Sie machen an diesem Abend, was Menschen eben tun, wenn ihnen langweilig ist: Tische abwischen, hinter der Theke wursteln, gucken, ob noch genug Cola da ist. Viviana zeigt ihr Rosentattoo. Zwei andere Mädchen küssen sich vor der Kamera. In einer Ecke tanzt ein einsamer Mann mit nacktem Oberkörper. Sonst passiert wenig. Einmal kommt der DJ herunter und sagt: „Das ist die schrecklichste Party meines Lebens.“ Seine Freundin Christina meint, sie komme sich „so blöd vor wegen der Kameras“. Und überhaupt traut sich keiner, aufs Klo zu gehen, weil dort auch alles gefilmt wird.

In der Aufzeichnung im Fernsehen ist am Tag danach von der traurigen Clubsituation nichts zu sehen. Der leere Tanzraum kommt kaum vor. Stattdessen erinnern viele Szenen an die Bilder einer Klassenfahrt. Die Kandidaten rennen in Schlafanzügen umher, zwei Jungs strippen, das Zwillingspärchen erzählt von der Fettabsaugoperation. Am sympathischsten wirkt noch der stille Tak-Win. Im richtigen Leben arbeitet er in Spandau im China-Restaurant seiner Eltern.

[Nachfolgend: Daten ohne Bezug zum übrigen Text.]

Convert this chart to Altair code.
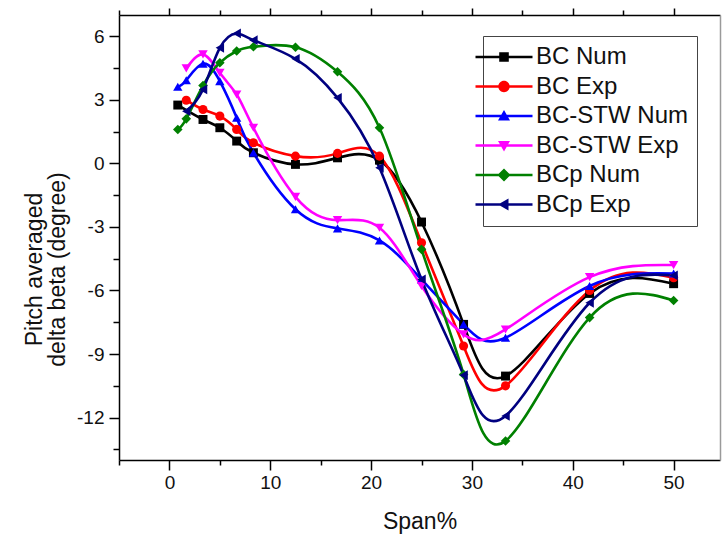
import altair as alt
import pandas as pd

series_names = ["BC Num", "BC Exp", "BC-STW Num", "BC-STW Exp", "BCp Num", "BCp Exp"]
series_colors = ["#000000", "#ff0000", "#0000ff", "#ff00ff", "#008000", "#000080"]
series_shapes = ["square", "circle", "triangle-up", "triangle-down", "diamond", "triangle-left"]
series_sizes = [80, 95, 110, 110, 110, 110]

bc_num_x = [0.83, 3.33, 5.0, 6.67, 8.33, 12.5, 16.67, 20.83, 25.0, 29.17, 33.33, 41.67, 50.0]
bc_num_y = [2.75, 2.07, 1.68, 1.05, 0.5, -0.05, 0.26, 0.15, -2.77, -7.6, -10.04, -6.14, -5.68]

bc_exp_x = [1.67, 3.33, 5.0, 6.67, 8.33, 12.5, 16.67, 20.83, 25.0, 29.17, 33.33, 41.67, 50.0]
bc_exp_y = [2.98, 2.54, 2.23, 1.6, 0.97, 0.34, 0.47, 0.34, -3.75, -8.62, -10.5, -6.0, -5.4]

stw_num_x = [0.83, 1.67, 3.33, 5.0, 6.67, 8.33, 12.5, 16.67, 20.83, 25.0, 29.17, 33.33, 41.67, 50.0]
stw_num_y = [3.61, 3.92, 4.7, 3.88, 2.15, 0.5, -2.17, -3.07, -3.64, -5.48, -7.6, -8.23, -5.79, -5.2]

stw_exp_x = [1.67, 3.33, 5.0, 6.67, 8.33, 12.5, 16.67, 20.83, 25.0, 29.17, 33.33, 41.67, 50.0]
stw_exp_y = [4.48, 5.14, 4.27, 3.25, 1.68, -1.58, -2.68, -3.04, -5.79, -8.07, -7.84, -5.37, -4.8]

bcp_num_x = [0.83, 1.67, 3.33, 5.0, 6.67, 8.33, 12.5, 16.67, 20.83, 25.0, 29.17, 33.33, 41.67, 50.0]
bcp_num_y = [1.6, 2.1, 3.67, 4.75, 5.3, 5.5, 5.48, 4.32, 1.68, -4.06, -9.96, -13.1, -7.28, -6.47]

bcp_exp_x = [1.67, 3.33, 5.0, 6.67, 8.33, 12.5, 16.67, 20.83, 25.0, 29.17, 33.33, 41.67, 50.0]
bcp_exp_y = [2.46, 3.49, 5.45, 6.13, 5.81, 4.93, 3.09, -0.21, -5.48, -10.0, -11.92, -6.58, -5.29]

x_ticks = [-5, 0, 5, 10, 15, 20, 25, 30, 35, 40, 45, 50]
y_ticks = [-13.5, -12, -10.5, -9, -7.5, -6, -4.5, -3, -1.5, 0, 1.5, 3, 4.5, 6]

all_x = [bc_num_x, bc_exp_x, stw_num_x, stw_exp_x, bcp_num_x, bcp_exp_x]
all_y = [bc_num_y, bc_exp_y, stw_num_y, stw_exp_y, bcp_num_y, bcp_exp_y]

rows = []
for name, xs, ys in zip(series_names, all_x, all_y):
    for xv, yv in zip(xs, ys):
        rows.append({"series": name, "span": xv, "beta": yv})
df = pd.DataFrame(rows)

LINE = "M-4.75,-0.21H4.75V0.21H-4.75Z"
legend_paths = [
    LINE + " M-0.8,-0.8H0.8V0.8H-0.8Z",
    LINE + " M-0.95,0A0.95,0.95,0,1,1,0.95,0A0.95,0.95,0,1,1,-0.95,0Z",
    LINE + " M0,-1L1,0.75H-1Z",
    LINE + " M-1,-0.75H1L0,1Z",
    LINE + " M0,-1.1L1.1,0L0,1.1L-1.1,0Z",
    LINE + " M-1,0L0.75,-1V1Z",
]

FONT = "Liberation Sans"
TXT = "#111111"

x_scale = alt.Scale(domain=[-5, 54.6], nice=False, zero=False)
y_scale = alt.Scale(domain=[-14, 7], nice=False, zero=False)
color_scale = alt.Scale(domain=series_names, range=series_colors)

common_axis = dict(grid=False, domainColor="black", domainWidth=1.5,
                   tickColor="black", tickWidth=1.5, labelFont=FONT,
                   labelColor=TXT, titleFont=FONT, titleColor=TXT,
                   titleFontWeight="normal", labelOverlap=False, labelFlush=False)

x_axis_bottom = alt.Axis(
    values=x_ticks,
    tickSize={"condition": {"test": "datum.value % 10 === 0", "value": 10}, "value": 5},
    labelExpr="datum.value % 10 === 0 ? '' + datum.value : ''",
    labelFontSize=19, labelPadding=3,
    title="Span%", titleFontSize=23, titleY=68, titleBaseline="alphabetic",
    **common_axis)

y_axis_left = alt.Axis(
    values=y_ticks,
    tickSize={"condition": {"test": "datum.value % 3 === 0", "value": 10}, "value": 6},
    labelExpr="datum.value % 3 === 0 ? '' + datum.value : ''",
    labelFontSize=19, labelPadding=5,
    title=["Pitch averaged", "delta beta (degree)"], titleFontSize=23,
    titleX=-85, titleY=254, titleAngle=270, titleAlign="center",
    titleBaseline="middle", titleLineHeight=23,
    **common_axis)

x_axis_top = alt.Axis(
    orient="top", values=x_ticks,
    tickSize={"condition": {"test": "datum.value % 10 === 0", "value": 7}, "value": 5},
    labels=False, title=None, **common_axis)

y_axis_right = alt.Axis(
    orient="right", ticks=False, labels=False, title=None,
    grid=False, domainColor="#9a9a9a", domainWidth=1.5)

legend_opts = dict(orient="none", legendX=364, legendY=21, title=None,
                   labelFont=FONT, labelFontSize=24, labelColor=TXT,
                   symbolSize=144, labelOffset=20, rowPadding=5.5,
                   padding=9, strokeColor="#444444", fillColor="white",
                   symbolStrokeWidth=0)

base = alt.Chart(df)

lines = base.mark_line(interpolate="natural", strokeWidth=2.6).encode(
    x=alt.X("span:Q", scale=x_scale, axis=x_axis_bottom),
    y=alt.Y("beta:Q", scale=y_scale, axis=y_axis_left),
    color=alt.Color("series:N", scale=color_scale, legend=None),
    detail="series:N",
)

points = base.mark_point(filled=True, opacity=1).encode(
    x=alt.X("span:Q", scale=x_scale, axis=x_axis_top),
    y=alt.Y("beta:Q", scale=y_scale, axis=y_axis_right),
    color=alt.Color("series:N", scale=color_scale, legend=None),
    shape=alt.Shape("series:N", scale=alt.Scale(domain=series_names, range=series_shapes), legend=None),
    size=alt.Size("series:N", scale=alt.Scale(domain=series_names, range=series_sizes), legend=None),
)

legend_layer = base.transform_filter("false").mark_point(filled=True, opacity=1).encode(
    color=alt.Color("series:N", scale=color_scale, legend=alt.Legend(**legend_opts)),
    shape=alt.Shape("series:N", scale=alt.Scale(domain=series_names, range=legend_paths),
                    legend=alt.Legend(**legend_opts)),
)

chart = alt.layer(lines, points, legend_layer).resolve_scale(
    color="independent", shape="independent"
).resolve_axis(
    x="independent", y="independent"
).properties(
    width=601, height=445,
    autosize=alt.AutoSizeParams(type="none"),
    padding={"left": 119, "top": 15, "right": 2, "bottom": 79},
    background="white",
).configure_view(stroke=None)

chart.save("out.html", embed_options={"renderer": "svg", "actions": False})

Trotz vieler Anrufe bei der RTL-Pressestelle waren die Quoten der neuen Sendung bis Redaktionsschluss nicht zu erfahren. Man vermutet schlechte Ergebnisse. Neulich sagte jemand, „To Club“ sei vor allem deswegen schrecklich, weil seine Mutter in München sich jetzt so das Nachtleben in Berlin vorstelle.